Exclude the pictures, then repeat the remaining data exactly.

□ □ □ □

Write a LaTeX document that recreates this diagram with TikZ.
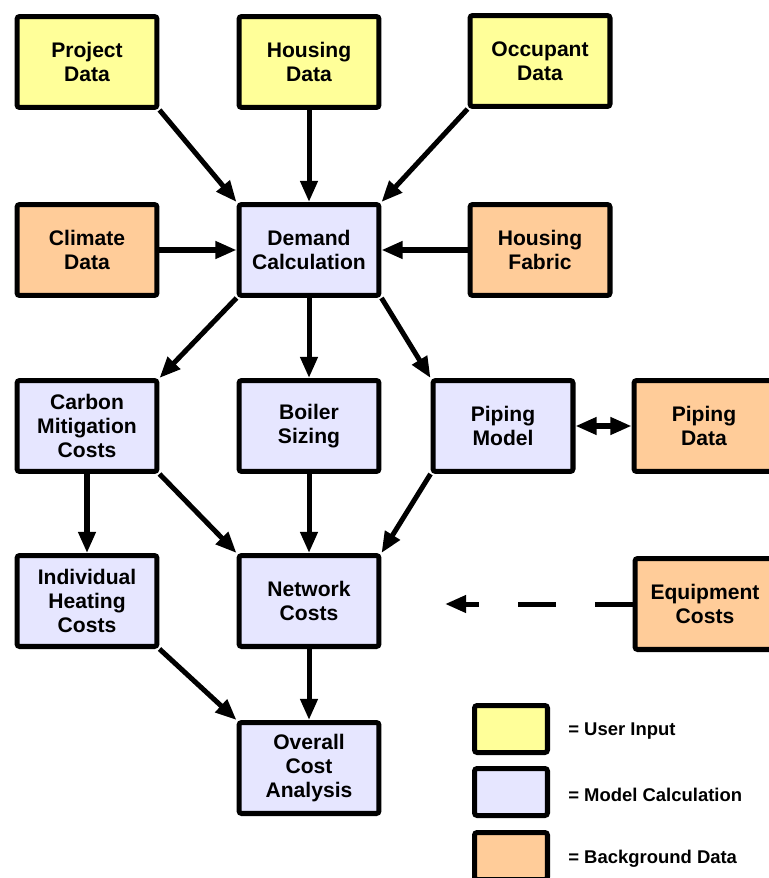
\documentclass[tikz,border=0pt]{standalone}
\usepackage{fontspec}
\setmainfont{Liberation Sans}
\usetikzlibrary{arrows.meta}
\definecolor{userin}{HTML}{FFFF99}
\definecolor{modelcalc}{HTML}{E6E6FF}
\definecolor{bgcolor}{HTML}{FFCC99}
\begin{document}
\begin{tikzpicture}[x=0.02cm,y=-0.02cm,
		box/.style={draw,line width=2.85pt,rounded corners=1.5pt,minimum width=2.8cm,minimum height=1.82cm,inner sep=0pt,align=center,font=\fontsize{12}{13.8}\selectfont\bfseries},
		user/.style={box,fill=userin},
		calc/.style={box,fill=modelcalc},
		bgdata/.style={box,fill=bgcolor},
		key/.style={draw,line width=2.85pt,rounded corners=1.5pt,minimum width=1.46cm,minimum height=0.94cm},
		keytext/.style={anchor=west,inner sep=0pt,font=\fontsize{10.5}{12}\selectfont\bfseries},
		head/.style={Triangle[length=12pt,width=9.5pt]},
		link/.style={line width=2.85pt,-{Triangle[length=12pt,width=9.5pt]}}]
		\useasboundingbox (0,0) rectangle (768,878);

		% inputs
		\node[user] (project) at (87,62) {Project\\Data};
		\node[user] (housing) at (309,62) {Housing\\Data};
		\node[user] (occupant) at (540,61) {Occupant\\Data};
		\node[bgdata] (climate) at (87,250) {Climate\\Data};
		\node[calc] (demand) at (309,250) {Demand\\Calculation};
		\node[bgdata] (fabric) at (540,250) {Housing\\Fabric};

		% model
		\node[calc] (carbon) at (87,426) {Carbon\\Mitigation\\Costs};
		\node[calc] (boiler) at (309,426) {Boiler\\Sizing};
		\node[calc] (piping) at (503,426) {Piping\\Model};
		\node[bgdata] (pipedata) at (704,426) {Piping\\Data};
		\node[calc] (individual) at (87,601) {Individual\\Heating\\Costs};
		\node[calc] (network) at (309,601) {Network\\Costs};
		\node[bgdata] (equipment) at (705,604) {Equipment\\Costs};
		\node[calc] (overall) at (309,768) {Overall\\Cost\\Analysis};
		\coordinate (dashend) at (445,604);

		\draw[link] (project.south east) -- (demand.north west);
		\draw[link] (housing) -- (demand);
		\draw[link] (occupant.south west) -- (demand.north east);
		\draw[link] (climate) -- (demand);
		\draw[link] (fabric) -- (demand);
		\draw[link] (demand.south west) -- (carbon.north east);
		\draw[link] (demand) -- (boiler);
		\draw[link] (demand.south east) -- (piping.north west);
		\draw[link,{Triangle[length=12pt,width=9.5pt]}-{Triangle[length=12pt,width=9.5pt]}] (piping) -- (pipedata);
		\draw[link] (carbon) -- (individual);
		\draw[link] (carbon.south east) -- (network.north west);
		\draw[link] (boiler) -- (network);
		\draw[link] (piping.south west) -- (network.north east);
		\draw[link] (individual.south east) -- (overall.north west);
		\draw[link] (network) -- (overall);
		\draw[link,dash pattern=on 0.76cm off 0.78cm] (equipment.west) -- (dashend);

		% legend
		\node[key,fill=userin] (keyuser) at (511,729) {};
		\node[key,fill=modelcalc] (keycalc) at (511,792) {};
		\node[key,fill=bgcolor] (keybg) at (511,856) {};
		\node[keytext] (keyuserlbl) at (568,731) {= User Input};
		\node[keytext] (keycalclbl) at (568,795) {= Model Calculation};
		\node[keytext] (keybglbl) at (568,859) {= Background Data};
	\end{tikzpicture}
\end{document}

□ □ □ □

Answer to this problem:
Write a LaTeX document that recreates this diagram with TikZ.
\documentclass[tikz,border=0pt]{standalone}
\usepackage{fontspec}
\setmainfont{Liberation Sans}
\usetikzlibrary{arrows.meta}
\definecolor{userin}{HTML}{FFFF99}
\definecolor{modelcalc}{HTML}{E6E6FF}
\definecolor{bgcolor}{HTML}{FFCC99}
\begin{document}
\begin{tikzpicture}[x=0.02cm,y=-0.02cm,
		box/.style={draw,line width=2.85pt,rounded corners=1.5pt,minimum width=2.8cm,minimum height=1.82cm,inner sep=0pt,align=center,font=\fontsize{12}{13.8}\selectfont\bfseries},
		user/.style={box,fill=userin},
		calc/.style={box,fill=modelcalc},
		bgdata/.style={box,fill=bgcolor},
		key/.style={draw,line width=2.85pt,rounded corners=1.5pt,minimum width=1.46cm,minimum height=0.94cm},
		keytext/.style={anchor=west,inner sep=0pt,font=\fontsize{10.5}{12}\selectfont\bfseries},
		head/.style={Triangle[length=12pt,width=9.5pt]},
		link/.style={line width=2.85pt,-{Triangle[length=12pt,width=9.5pt]}}]
		\useasboundingbox (0,0) rectangle (768,878);

		% inputs
		\node[user] (project) at (87,62) {Project\\Data};
		\node[user] (housing) at (309,62) {Housing\\Data};
		\node[user] (occupant) at (540,61) {Occupant\\Data};
		\node[bgdata] (climate) at (87,250) {Climate\\Data};
		\node[calc] (demand) at (309,250) {Demand\\Calculation};
		\node[bgdata] (fabric) at (540,250) {Housing\\Fabric};

		% model
		\node[calc] (carbon) at (87,426) {Carbon\\Mitigation\\Costs};
		\node[calc] (boiler) at (309,426) {Boiler\\Sizing};
		\node[calc] (piping) at (503,426) {Piping\\Model};
		\node[bgdata] (pipedata) at (704,426) {Piping\\Data};
		\node[calc] (individual) at (87,601) {Individual\\Heating\\Costs};
		\node[calc] (network) at (309,601) {Network\\Costs};
		\node[bgdata] (equipment) at (705,604) {Equipment\\Costs};
		\node[calc] (overall) at (309,768) {Overall\\Cost\\Analysis};
		\coordinate (dashend) at (445,604);

		\draw[link] (project.south east) -- (demand.north west);
		\draw[link] (housing) -- (demand);
		\draw[link] (occupant.south west) -- (demand.north east);
		\draw[link] (climate) -- (demand);
		\draw[link] (fabric) -- (demand);
		\draw[link] (demand.south west) -- (carbon.north east);
		\draw[link] (demand) -- (boiler);
		\draw[link] (demand.south east) -- (piping.north west);
		\draw[link,{Triangle[length=12pt,width=9.5pt]}-{Triangle[length=12pt,width=9.5pt]}] (piping) -- (pipedata);
		\draw[link] (carbon) -- (individual);
		\draw[link] (carbon.south east) -- (network.north west);
		\draw[link] (boiler) -- (network);
		\draw[link] (piping.south west) -- (network.north east);
		\draw[link] (individual.south east) -- (overall.north west);
		\draw[link] (network) -- (overall);
		\draw[link,dash pattern=on 0.76cm off 0.78cm] (equipment.west) -- (dashend);

		% legend
		\node[key,fill=userin] (keyuser) at (511,729) {};
		\node[key,fill=modelcalc] (keycalc) at (511,792) {};
		\node[key,fill=bgcolor] (keybg) at (511,856) {};
		\node[keytext] (keyuserlbl) at (568,731) {= User Input};
		\node[keytext] (keycalclbl) at (568,795) {= Model Calculation};
		\node[keytext] (keybglbl) at (568,859) {= Background Data};
	\end{tikzpicture}
\end{document}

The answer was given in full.